RDCL Prioritization Rubric

Typically, the pressure you’re facing is to drive results in the short-term. As a result, taking a stand often means doing things in the Investing in the Vision quadrant. Keep track of how often you’re investing in the vision, vs. taking on vision debt. Acknowledge vision debt and communicate why it was essential to take it on - this helps you avoid a general loss of faith in the vision so your team will continue to take a stand with you.

Taking a stand requires investing in your vision.

3. Create space for your team:

When your team is overwhelmed with work, they don’t have time to think about your shared vision, how many tradeoffs they’re making and how often they’re giving up on that vision. In this setting, it’s easy to become a rudderless boat - going wherever the currents take you.

To overcome this, evaluate the work culture you’re experiencing and if you have the bandwidth for meaningful work. In design, we know that intent is not impact. Similarly, the culture you intend to have in your organization might not be the culture people are experiencing.

The Radical Product Thinking rubric for culture helps you articulate the team is experiencing. Conduct the culture exercise with your team to understand if your culture supports innovation (and taking a stand). Once you articulate your current work culture, you can craft a RDCL Strategy for how you can bring about that culture change your team needs.

You may want to share your findings with the executive team if you need to create space for meaningful work time.

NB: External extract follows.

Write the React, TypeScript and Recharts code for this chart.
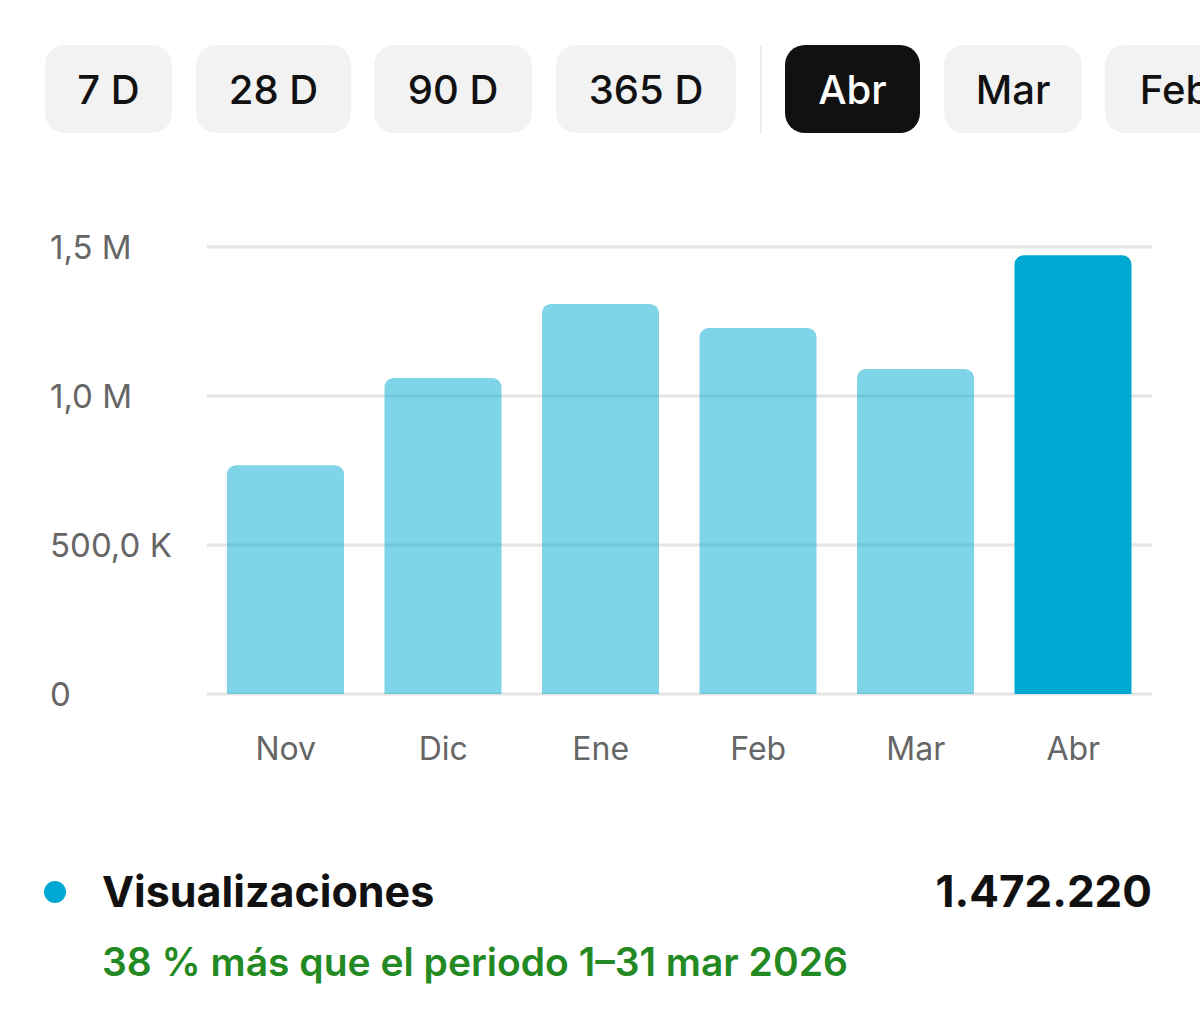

Remember that even if you can’t change the culture across your organization, taking this approach will help you to create a good working culture within your team.

You can engineer a work culture that allows teams to take a stand.


Conclusion

Regardless of the title you hold, it’s hard to take a stand when you don’t have bandwidth, when you’re mired in everyday tactics, and when you don’t have psychological safety. Taking a stand is hard but the rewards are worth it - your ability to build visionary products depends on it. Using these three tips above, you can make it easier for you and your team to take a stand and make clear choices on what you will and won’t do in your product.